Task requirements
Leaving out every picture, quote the data below exactly as it appears.

Dataset extract
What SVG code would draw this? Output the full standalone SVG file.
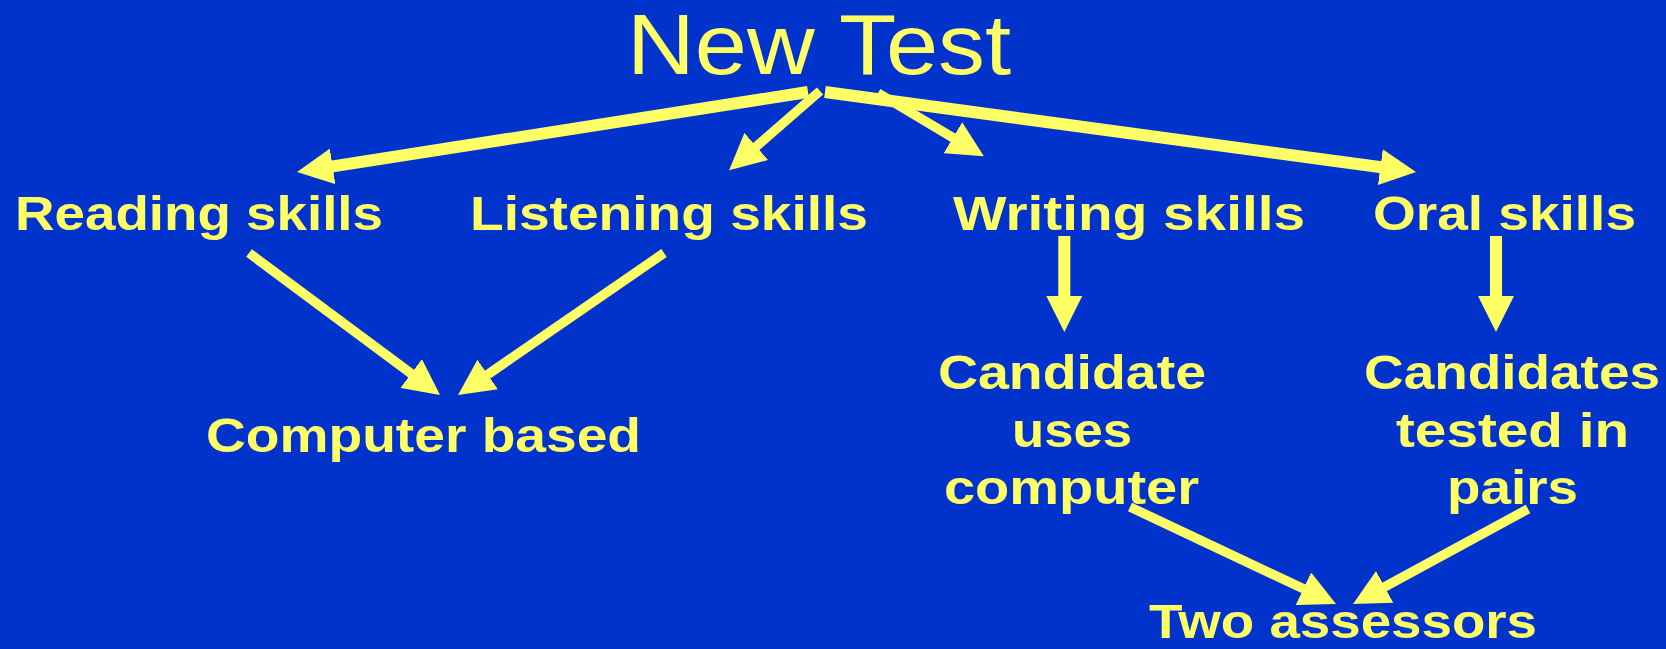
<svg xmlns="http://www.w3.org/2000/svg" width="1666" height="649" viewBox="0 0 1666 649">
  <style>
    .bg { fill: #0033CC; }
    .lbl { font-family: "Liberation Sans", Arial, sans-serif; font-weight: bold; font-size: 49px; fill: #FFFF66; }
    .title { font-family: "Liberation Sans", Arial, sans-serif; font-size: 85px; fill: #FFFF66; }
    .c { stroke: #FFFF66; fill: none; stroke-linecap: butt; marker-end: url(#ah); }
    .w12 { stroke-width: 12; }
    .w9 { stroke-width: 9.5; }
  </style>
  <defs>
    <marker id="ah" markerUnits="userSpaceOnUse" markerWidth="36" markerHeight="36" viewBox="0 0 36 36" refX="16" refY="18" orient="auto">
      <path d="M0,0 L36,18 L0,36 Z" fill="#FFFF66"/>
    </marker>
  </defs>
  <rect class="bg" x="0" y="0" width="1666" height="649"/>

  <g id="connectors">
    <line class="c w12" x1="808" y1="92" x2="316.8" y2="168.9"/>
    <line class="c w9" x1="820" y1="91" x2="744.2" y2="157"/>
    <line class="c w9" x1="878" y1="93" x2="966.7" y2="145.9"/>
    <line class="c w12" x1="825" y1="92" x2="1396.2" y2="169.3"/>
    <line class="c w9" x1="249" y1="253" x2="424" y2="383.1"/>
    <line class="c w9" x1="664" y1="253" x2="474.5" y2="383.6"/>
    <line class="c w12" x1="1064.3" y1="236" x2="1064.3" y2="312"/>
    <line class="c w12" x1="1496" y1="236" x2="1496" y2="312"/>
    <line class="c w9" x1="1130" y1="507" x2="1317.9" y2="595.5"/>
    <line class="c w9" x1="1528" y1="509" x2="1370.6" y2="594.5"/>
  </g>

  <g id="new-test">
    <text class="title" x="627" y="74" textLength="384" lengthAdjust="spacingAndGlyphs">New Test</text>
  </g>
  <g id="reading-skills">
    <text class="lbl" x="15" y="230" textLength="368" lengthAdjust="spacingAndGlyphs">Reading skills</text>
  </g>
  <g id="listening-skills">
    <text class="lbl" x="470" y="230" textLength="398" lengthAdjust="spacingAndGlyphs">Listening skills</text>
  </g>
  <g id="writing-skills">
    <text class="lbl" x="953" y="230" textLength="352" lengthAdjust="spacingAndGlyphs">Writing skills</text>
  </g>
  <g id="oral-skills">
    <text class="lbl" x="1373" y="230" textLength="263" lengthAdjust="spacingAndGlyphs">Oral skills</text>
  </g>
  <g id="computer-based">
    <text class="lbl" x="206" y="452" textLength="435" lengthAdjust="spacingAndGlyphs">Computer based</text>
  </g>
  <g id="candidate-uses-computer">
    <text class="lbl" x="938" y="389" textLength="268" lengthAdjust="spacingAndGlyphs">Candidate</text>
    <text class="lbl" x="1012" y="447" textLength="120" lengthAdjust="spacingAndGlyphs">uses</text>
    <text class="lbl" x="944" y="504" textLength="255" lengthAdjust="spacingAndGlyphs">computer</text>
  </g>
  <g id="candidates-tested-in-pairs">
    <text class="lbl" x="1364" y="389" textLength="296" lengthAdjust="spacingAndGlyphs">Candidates</text>
    <text class="lbl" x="1396" y="447" textLength="233" lengthAdjust="spacingAndGlyphs">tested in</text>
    <text class="lbl" x="1447" y="504" textLength="131" lengthAdjust="spacingAndGlyphs">pairs</text>
  </g>
  <g id="two-assessors">
    <text class="lbl" x="1149" y="638" textLength="388" lengthAdjust="spacingAndGlyphs">Two assessors</text>
  </g>
</svg>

Solution to this problem
What SVG code would draw this? Output the full standalone SVG file.
<svg xmlns="http://www.w3.org/2000/svg" width="1666" height="649" viewBox="0 0 1666 649">
  <style>
    .bg { fill: #0033CC; }
    .lbl { font-family: "Liberation Sans", Arial, sans-serif; font-weight: bold; font-size: 49px; fill: #FFFF66; }
    .title { font-family: "Liberation Sans", Arial, sans-serif; font-size: 85px; fill: #FFFF66; }
    .c { stroke: #FFFF66; fill: none; stroke-linecap: butt; marker-end: url(#ah); }
    .w12 { stroke-width: 12; }
    .w9 { stroke-width: 9.5; }
  </style>
  <defs>
    <marker id="ah" markerUnits="userSpaceOnUse" markerWidth="36" markerHeight="36" viewBox="0 0 36 36" refX="16" refY="18" orient="auto">
      <path d="M0,0 L36,18 L0,36 Z" fill="#FFFF66"/>
    </marker>
  </defs>
  <rect class="bg" x="0" y="0" width="1666" height="649"/>

  <g id="connectors">
    <line class="c w12" x1="808" y1="92" x2="316.8" y2="168.9"/>
    <line class="c w9" x1="820" y1="91" x2="744.2" y2="157"/>
    <line class="c w9" x1="878" y1="93" x2="966.7" y2="145.9"/>
    <line class="c w12" x1="825" y1="92" x2="1396.2" y2="169.3"/>
    <line class="c w9" x1="249" y1="253" x2="424" y2="383.1"/>
    <line class="c w9" x1="664" y1="253" x2="474.5" y2="383.6"/>
    <line class="c w12" x1="1064.3" y1="236" x2="1064.3" y2="312"/>
    <line class="c w12" x1="1496" y1="236" x2="1496" y2="312"/>
    <line class="c w9" x1="1130" y1="507" x2="1317.9" y2="595.5"/>
    <line class="c w9" x1="1528" y1="509" x2="1370.6" y2="594.5"/>
  </g>

  <g id="new-test">
    <text class="title" x="627" y="74" textLength="384" lengthAdjust="spacingAndGlyphs">New Test</text>
  </g>
  <g id="reading-skills">
    <text class="lbl" x="15" y="230" textLength="368" lengthAdjust="spacingAndGlyphs">Reading skills</text>
  </g>
  <g id="listening-skills">
    <text class="lbl" x="470" y="230" textLength="398" lengthAdjust="spacingAndGlyphs">Listening skills</text>
  </g>
  <g id="writing-skills">
    <text class="lbl" x="953" y="230" textLength="352" lengthAdjust="spacingAndGlyphs">Writing skills</text>
  </g>
  <g id="oral-skills">
    <text class="lbl" x="1373" y="230" textLength="263" lengthAdjust="spacingAndGlyphs">Oral skills</text>
  </g>
  <g id="computer-based">
    <text class="lbl" x="206" y="452" textLength="435" lengthAdjust="spacingAndGlyphs">Computer based</text>
  </g>
  <g id="candidate-uses-computer">
    <text class="lbl" x="938" y="389" textLength="268" lengthAdjust="spacingAndGlyphs">Candidate</text>
    <text class="lbl" x="1012" y="447" textLength="120" lengthAdjust="spacingAndGlyphs">uses</text>
    <text class="lbl" x="944" y="504" textLength="255" lengthAdjust="spacingAndGlyphs">computer</text>
  </g>
  <g id="candidates-tested-in-pairs">
    <text class="lbl" x="1364" y="389" textLength="296" lengthAdjust="spacingAndGlyphs">Candidates</text>
    <text class="lbl" x="1396" y="447" textLength="233" lengthAdjust="spacingAndGlyphs">tested in</text>
    <text class="lbl" x="1447" y="504" textLength="131" lengthAdjust="spacingAndGlyphs">pairs</text>
  </g>
  <g id="two-assessors">
    <text class="lbl" x="1149" y="638" textLength="388" lengthAdjust="spacingAndGlyphs">Two assessors</text>
  </g>
</svg>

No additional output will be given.